= Pullover Productions =

Television production company

Pullover Productions Ltd was a television production company responsible for a number of UK children's programmes in the 1980s. The company specialised in puppetry using black light theatre techniques, particularly animating everyday objects such as umbrellas, dishcloths, balls or shoes.

== History ==

The company was founded by two Czech refugees from the 1968 invasion of Prague, Susan Kodicek and Rosta Cerny, along with producer Maggie Clarke. Kodicek and Cerny had worked together in the theatre for a number of years as the Black Theatre Group of Prague (as distinct from the better known Black Light Theatre of Prague), performing puppet-based Variety acts with Mike Yarwood and Paul Daniels, and two full-length shows, Plop and Big Me and the Wilting Witch for Greenwich Theatre. They moved into television when the BBC gave them a regular slot on the children's show Vision On. They moved to Granada TV for the series Daisy, Daisy where they performed black theatre segments and the in-show puppets Wriggle and Splodge, and eventually pitched a new idea for a further series Once Upon a Time, which featured a short black-theatre puppetry sequence accompanying a story with a similar theme. The show ran for several years, first with presenter Peter Davison, later with singer Mark Wynter; it transmuted into Sounds like a Story. They also contributed characters named Mr and Mrs Macaroni (notable for speaking a language consisting entirely of the names of Russian composers) to Our Backyard.

== Pullover ==

Keen to create something more of their own, Kodicek and Cerny created Pullover Productions to make a series for pre-schoolers called Pullover. The programme was about a stuffed toy that comes to life each night and has adventures in the bedroom of its owner (played by Kodicek's son Danny). In most of the episodes, Pullover would find himself in a different world, where he would meet a friend, get into some mild peril and finally return to his world and his bed.

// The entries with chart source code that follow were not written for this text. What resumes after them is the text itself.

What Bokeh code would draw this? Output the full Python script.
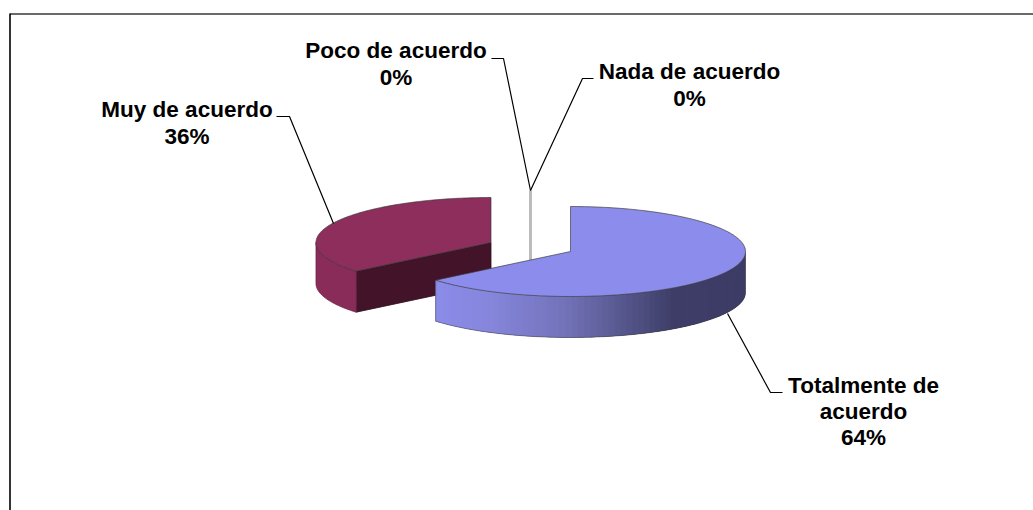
import numpy as np
from bokeh.plotting import figure
from bokeh.models import Range1d
from bokeh.core.properties import value
from bokeh.embed import file_html
from bokeh.resources import INLINE

# ---- data ----
categories = ["Totalmente de\nacuerdo", "Muy de acuerdo", "Poco de acuerdo", "Nada de acuerdo"]
percent = [64, 36, 0, 0]

# ---- layout (page pixels) ----
W, H = 1033, 510
OX, OY = 0, 0
RX, RY, DEPTH = 175, 45, 41
centers = [(570, 251), (490.5, 242), (530, 235), (530, 235)]
label_pos = [(863, 385), (186.5, 109), (395.5, 50), (689, 71)]
LH = [26, 26.5, 27, 27]
leaders_x = [[782, 770, 727], [276, 289, 333], [491, 503, 530], [593, 582, 530]]
leaders_y = [[392, 392, 313], [116, 116, 223], [58, 58, 190], [78, 78, 190]]

p = figure(width=W, height=H, output_backend="svg", toolbar_location=None,
           x_range=Range1d(OX, OX + W), y_range=Range1d(OY + H, OY),
           min_border=0, outline_line_color=None, background_fill_color="white")
p.axis.visible = False
p.grid.visible = False

# frame
p.line([OX + W, 9.5], [13.5, 13.5], line_color="#383838", line_width=1.4)
p.line([9.5, 9.5], [13, OY + H], line_color="black", line_width=1.6)

# angles clockwise from 12 o'clock
total = sum(percent)
ends = np.cumsum(percent) / total * 2 * np.pi
starts = np.concatenate([[0], ends[:-1]])


def pt(c, a, rx=RX, ry=RY):
    return c[0] + rx * np.sin(a), c[1] - ry * np.cos(a)


def arc(c, a0, a1, n=120):
    a = np.linspace(a0, a1, n)
    return pt(c, a)


EDGE = "#3a3a3a"

# ---- maroon slice ----
c = centers[1]
a0, a1 = starts[1], ends[1]
cx, cy = pt(c, a0)
# radial wall
p.patch([c[0], cx, cx, c[0]], [c[1], cy, cy + DEPTH, c[1] + DEPTH],
        fill_color="#431429", line_color="#2c0d1b", line_width=0.8)
# outer wall (front part only, up to the 9 o'clock point)
xs, ys = arc(c, a0, 1.5 * np.pi, 40)
p.patch(np.r_[xs, xs[::-1]], np.r_[ys, ys[::-1] + DEPTH],
        fill_color="#8a2c59", line_color="#6a2545", line_width=0.8)
# top
xs, ys = arc(c, a0, a1)
p.patch(np.r_[c[0], xs], np.r_[c[1], ys], fill_color="#8e2e5c", line_color=EDGE,
        line_width=0.9, line_alpha=0.75)

# ---- zero-size slices: a thin grey sliver ----
c = centers[2]
p.segment([c[0]], [c[1] - RY], [c[0]], [c[1] + DEPTH], line_color="#bcbcbc", line_width=3)

# ---- blue slice ----
c = centers[0]
a0, a1 = starts[0], ends[0]
stop_x = [436, 490, 560, 607, 673, 744]
stop_r = [0x8c, 0x86, 0x74, 0x5f, 0x3e, 0x3c]
stop_g = [0x8c, 0x86, 0x74, 0x5f, 0x3e, 0x3c]
stop_b = [0xea, 0xdc, 0xbc, 0x9a, 0x68, 0x66]
angles = np.linspace(0.5 * np.pi, a1, 70)
sx, sy, sc = [], [], []
for i in range(len(angles) - 1):
    j = min(i + 3, len(angles) - 1)      # overlap the next strips so no seams show
    seg = np.linspace(angles[i], angles[j], 6)
    xa, ya = pt(c, seg)
    m = pt(c, (angles[i] + angles[i + 1]) / 2)[0]
    col = "#%02x%02x%02x" % tuple(int(np.interp(m, stop_x, s)) for s in (stop_r, stop_g, stop_b))
    sx.append(np.r_[xa, xa[::-1]])
    sy.append(np.r_[ya, ya[::-1] + DEPTH])
    sc.append(col)
p.patches(sx, sy, fill_color=sc, line_color=None)
# wall outline
xs, ys = arc(c, 0.5 * np.pi, a1)
p.line(np.r_[xs[0], xs, xs[-1]], np.r_[ys[0], ys + DEPTH, ys[-1]],
       line_color=EDGE, line_width=0.8, line_alpha=0.6)
# top
xs, ys = arc(c, a0, a1, 200)
p.patch(np.r_[c[0], xs], np.r_[c[1], ys], fill_color="#8c8cec", line_color=EDGE,
        line_width=0.9, line_alpha=0.75)

# ---- leaders ----
p.multi_line(leaders_x, leaders_y, line_color="black", line_width=1.2)

# ---- labels ----
tx, ty, tt = [], [], []
for name, v, pos, lh in zip(categories, percent, label_pos, LH):
    for i, line in enumerate(name.split("\n") + [f"{v}%"]):
        tx.append(pos[0])
        ty.append(pos[1] + i * lh)
        tt.append(line)
p.text(tx, ty, text=tt, text_font=value("Liberation Sans"), text_font_style="bold",
       text_font_size="22.5px", text_color="black", text_align="center",
       text_baseline="alphabetic")

open("out.html", "w").write(file_html(p, INLINE))
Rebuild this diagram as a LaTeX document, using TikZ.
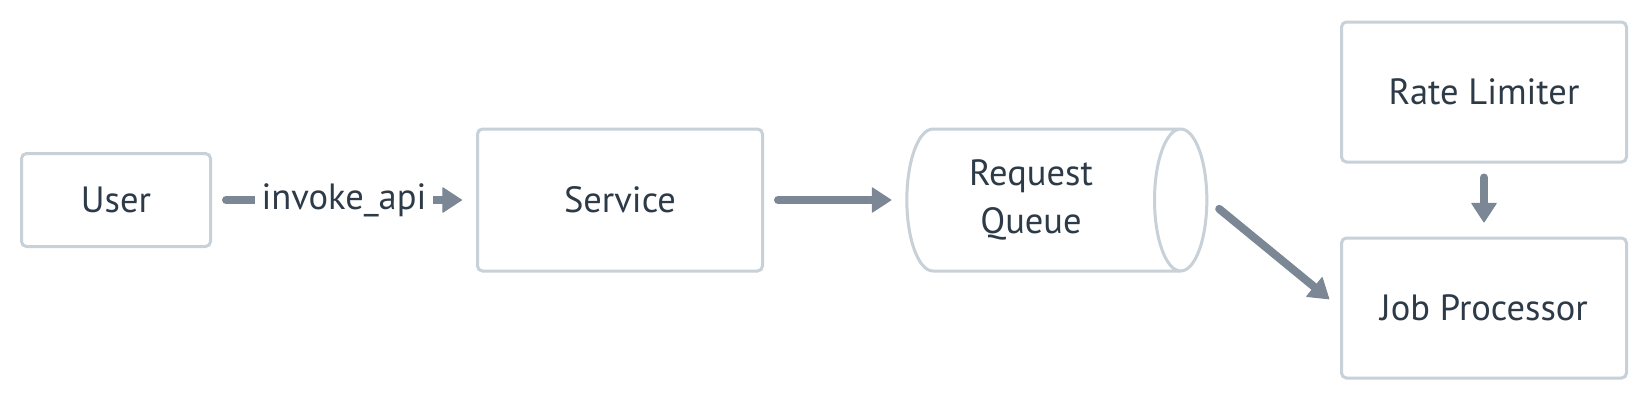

The programme was notable for the fact that apart from a few lines spoken by the child at the beginning (he would read a short story to Pullover before going to sleep, introducing the subject of the episode), there was no speech. Instead, all episodes were scored with music throughout, providing a kind of 'narration'.

Only thirteen episodes of Pullover were produced. The series was part financed by ITC Entertainment, who also handled international distribution rights. The series was exported to several countries including Brunei, New Zealand, South Africa, Malaysia and Hong Kong. UK broadcast was by Central on the ITV Network. At its peak during its first broadcast in 1982 it reached number 3 in the children's viewing charts. It was later repeated in a lunchtime slot on ITV in 1986, but has not been seen on television since then.

A knitting pattern, produced by Robin, which if faithfully followed would result in a home-made Pullover toy, was released.

== FoxTales ==

Following Pullover, the company created a more mainstream programme, FoxTales, adapting a number of classic Eastern European folk tales to a cast of animal characters, narrated by Grandpa Fox (again Peter Davison). The show was well received but suffered from the fact that budgets for children's programming were being cut as imported animated series became increasingly cheaper to obtain. The series was also aired in Finland on YLE in 1986 narrated by Matti Ruohola and Norway on NRK in 1987 narrated by Lars Andreas Larssen.

== Later work ==

Kodicek and Cerny continued to produce programmes for a few more years, but eventually moved on. Kodicek went on to write and direct a feature film about her experiences as a child in Stalinist Czechoslovakia, and died in 2011. Cerny worked for the German-language branch of Czech radio and died in 2015.